The birds flew into the approximately 100-foot-high gas flaring stack at the Canaport LNG facility, which enables LNG that has boiled off to be released before it poses a safety risk to the plant. Don McAlpine, head of zoology at the New Brunswick Museum, said in an interview Thursday that while the mass bird kill was a “very unusual event,” it was probably predictable.

“If you have a large flare around the coast on a foggy night when birds are flying at low altitude during migratory season, you’re asking for trouble,” he said. Though the birds probably didn’t fly directly into the flame—which he said is actually down inside the stack—if they got close enough, they would be singed or burned, he said.

Previously, McAlpine told the Canadian Broadcasting Service that an estimated 6,800 birds died immediately, while others were injured so severely that they had to be euthanized. The dead and dying birds included a variety of species, including red-eyed vireos, several types of warblers, thrushes, redstarts and rose-breasted grosbeaks. The zoologist said there’s a possibility that the death toll included some that have been classified by Canada as endangered species, such as the olive-sided flycatcher and the Canada warbler.

McAlpine said that, while relatively rare, mass bird kills have occurred before at energy facilities that using flaring. Perhaps the worst previous incident occurred in northwest Alberta in May 1980, when 3,000 birds from at least 26 different species were found dead within 250 feet of an oil industry facility stack where flaring had been occurring. According to a study published in 1987, however, the birds in that event apparently were killed by emissions from the stack, rather than the flames. (See related post: “Federal Study Highlights Eagle Deaths at Wind Farms.”)

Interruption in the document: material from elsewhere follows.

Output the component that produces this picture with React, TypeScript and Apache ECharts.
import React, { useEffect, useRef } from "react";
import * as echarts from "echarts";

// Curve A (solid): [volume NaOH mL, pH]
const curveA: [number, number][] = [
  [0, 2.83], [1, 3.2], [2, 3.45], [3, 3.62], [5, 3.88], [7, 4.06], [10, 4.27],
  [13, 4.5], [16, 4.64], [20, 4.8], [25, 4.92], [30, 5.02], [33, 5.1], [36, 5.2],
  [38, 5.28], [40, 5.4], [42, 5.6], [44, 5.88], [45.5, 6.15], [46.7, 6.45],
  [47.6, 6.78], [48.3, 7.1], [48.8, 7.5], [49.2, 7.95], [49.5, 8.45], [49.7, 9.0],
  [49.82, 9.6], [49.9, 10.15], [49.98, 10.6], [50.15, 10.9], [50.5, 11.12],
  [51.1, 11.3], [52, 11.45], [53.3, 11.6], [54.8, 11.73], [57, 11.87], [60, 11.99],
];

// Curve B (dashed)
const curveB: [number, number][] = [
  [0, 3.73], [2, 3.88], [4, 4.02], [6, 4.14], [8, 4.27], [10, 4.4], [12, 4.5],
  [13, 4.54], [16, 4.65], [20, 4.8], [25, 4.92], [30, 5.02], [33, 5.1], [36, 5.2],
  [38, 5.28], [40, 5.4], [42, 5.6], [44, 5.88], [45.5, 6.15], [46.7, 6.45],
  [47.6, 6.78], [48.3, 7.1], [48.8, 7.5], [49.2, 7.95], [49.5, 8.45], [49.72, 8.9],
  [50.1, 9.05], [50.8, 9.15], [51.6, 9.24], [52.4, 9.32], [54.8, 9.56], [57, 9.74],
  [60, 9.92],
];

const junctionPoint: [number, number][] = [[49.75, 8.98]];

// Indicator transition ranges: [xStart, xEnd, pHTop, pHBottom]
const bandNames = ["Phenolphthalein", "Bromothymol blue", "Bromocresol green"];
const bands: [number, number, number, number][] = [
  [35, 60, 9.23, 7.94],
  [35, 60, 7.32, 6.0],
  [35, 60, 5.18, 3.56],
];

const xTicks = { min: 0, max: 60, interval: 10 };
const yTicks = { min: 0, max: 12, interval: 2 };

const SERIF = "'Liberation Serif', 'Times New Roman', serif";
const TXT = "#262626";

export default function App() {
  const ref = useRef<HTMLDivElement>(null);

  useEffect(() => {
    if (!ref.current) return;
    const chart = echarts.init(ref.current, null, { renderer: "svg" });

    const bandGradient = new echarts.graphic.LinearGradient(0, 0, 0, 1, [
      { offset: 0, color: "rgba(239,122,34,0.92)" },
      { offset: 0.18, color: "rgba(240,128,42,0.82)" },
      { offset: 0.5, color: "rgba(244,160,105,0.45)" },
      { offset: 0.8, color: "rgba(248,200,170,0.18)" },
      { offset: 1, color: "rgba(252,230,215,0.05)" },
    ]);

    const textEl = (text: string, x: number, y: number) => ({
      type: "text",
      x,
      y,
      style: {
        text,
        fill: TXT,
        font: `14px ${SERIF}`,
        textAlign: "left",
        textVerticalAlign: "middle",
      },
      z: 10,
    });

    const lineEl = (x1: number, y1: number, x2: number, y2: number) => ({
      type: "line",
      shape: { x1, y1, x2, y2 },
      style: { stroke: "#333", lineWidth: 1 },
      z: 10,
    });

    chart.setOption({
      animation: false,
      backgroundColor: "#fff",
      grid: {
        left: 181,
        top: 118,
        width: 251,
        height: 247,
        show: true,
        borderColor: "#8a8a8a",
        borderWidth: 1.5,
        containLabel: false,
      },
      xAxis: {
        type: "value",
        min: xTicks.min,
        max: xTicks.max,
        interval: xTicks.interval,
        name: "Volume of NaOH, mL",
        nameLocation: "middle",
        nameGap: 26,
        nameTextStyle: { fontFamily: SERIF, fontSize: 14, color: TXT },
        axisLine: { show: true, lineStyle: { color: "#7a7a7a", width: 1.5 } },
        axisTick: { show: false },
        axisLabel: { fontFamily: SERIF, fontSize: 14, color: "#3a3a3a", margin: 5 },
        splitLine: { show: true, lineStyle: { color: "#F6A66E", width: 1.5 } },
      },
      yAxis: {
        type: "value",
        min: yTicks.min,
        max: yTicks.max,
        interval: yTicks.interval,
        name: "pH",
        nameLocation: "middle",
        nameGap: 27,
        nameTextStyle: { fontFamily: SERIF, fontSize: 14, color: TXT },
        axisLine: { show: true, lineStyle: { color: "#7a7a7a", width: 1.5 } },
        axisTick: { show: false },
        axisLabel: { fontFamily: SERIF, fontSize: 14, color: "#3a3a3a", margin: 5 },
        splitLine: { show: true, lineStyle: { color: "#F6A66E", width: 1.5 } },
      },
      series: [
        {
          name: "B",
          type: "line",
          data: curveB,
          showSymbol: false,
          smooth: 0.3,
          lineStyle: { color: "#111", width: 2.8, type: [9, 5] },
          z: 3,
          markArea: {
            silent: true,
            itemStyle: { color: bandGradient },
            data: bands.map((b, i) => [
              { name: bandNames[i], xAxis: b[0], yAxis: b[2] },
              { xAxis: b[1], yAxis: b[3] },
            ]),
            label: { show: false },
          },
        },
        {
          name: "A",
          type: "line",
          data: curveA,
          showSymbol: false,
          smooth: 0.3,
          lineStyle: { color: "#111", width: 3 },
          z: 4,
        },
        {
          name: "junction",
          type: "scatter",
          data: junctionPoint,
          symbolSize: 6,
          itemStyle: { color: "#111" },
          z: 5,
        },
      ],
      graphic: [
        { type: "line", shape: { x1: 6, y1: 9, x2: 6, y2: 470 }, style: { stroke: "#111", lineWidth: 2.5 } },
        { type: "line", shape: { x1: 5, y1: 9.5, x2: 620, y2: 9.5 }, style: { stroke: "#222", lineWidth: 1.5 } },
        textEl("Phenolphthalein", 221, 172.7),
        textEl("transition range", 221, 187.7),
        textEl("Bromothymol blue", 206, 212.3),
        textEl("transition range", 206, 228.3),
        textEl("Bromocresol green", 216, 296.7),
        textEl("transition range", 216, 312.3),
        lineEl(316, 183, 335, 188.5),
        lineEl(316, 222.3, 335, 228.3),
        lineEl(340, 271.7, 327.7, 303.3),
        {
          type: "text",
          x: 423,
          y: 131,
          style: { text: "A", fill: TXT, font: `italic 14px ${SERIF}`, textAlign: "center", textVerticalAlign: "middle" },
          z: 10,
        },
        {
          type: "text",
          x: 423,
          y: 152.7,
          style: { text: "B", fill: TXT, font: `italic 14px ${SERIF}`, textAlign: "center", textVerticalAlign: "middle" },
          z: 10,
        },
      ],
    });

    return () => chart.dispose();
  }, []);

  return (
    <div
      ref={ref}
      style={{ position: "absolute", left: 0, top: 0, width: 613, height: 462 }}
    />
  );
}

There also have been reports of mass bird kills linked to flaring at oil platforms in the North Sea, and in the Niger delta in Africa, he said.

According to McAlpine, the avian mortality count at the plant, horrific as it seems, actually pales in comparison to the huge number of birds who are killed by other human-related causes each year. “House cats are a much bigger problem,” he said.  According to a study published in the journal Nature Communications in January 2013, between 1.4 billion and 3.7 billion birds are slaughtered by domestic cats each year.

The zoologist said he is less worried about mass bird kills from flaring than the possibility that the flames are killing smaller numbers of birds on a continual basis at facilities around the world. “There’s a possible that low-level mortality like that is undetected,” he said. “Ten to 20 birds per day could go unnoticed, because their carcasses might be eaten by predators before anyone spotted them.”

In an interview with the Canadian Press yesterday, the Canaport plant’s manager said that while the facility is making changes to its equipment that would reduce the amount of flaring, that work won’t be completed for several weeks. Until then, there’s little that can be to prevent another mass bird kill.

“We find ourselves in a dilemma here. The flare system is a safety-release system to ensure we can maintain normal operating pressures in the plant,” manager Fraser Forsythe told the news organization. “At the moment, there’s not a whole lot I can do to resolve it in the short term.”

Forsythe explained that the flaring had been necessitated in part by the changes in the energy market. Originally, the plant was designed to move large amounts of gas on a continuing basis, but now, gas is being stored so that it can be shipped during peak demand times.

McAlpine said that he urged LNG plants to adjust their operations so that they would not develop buildups that would require flaring during migratory bird season.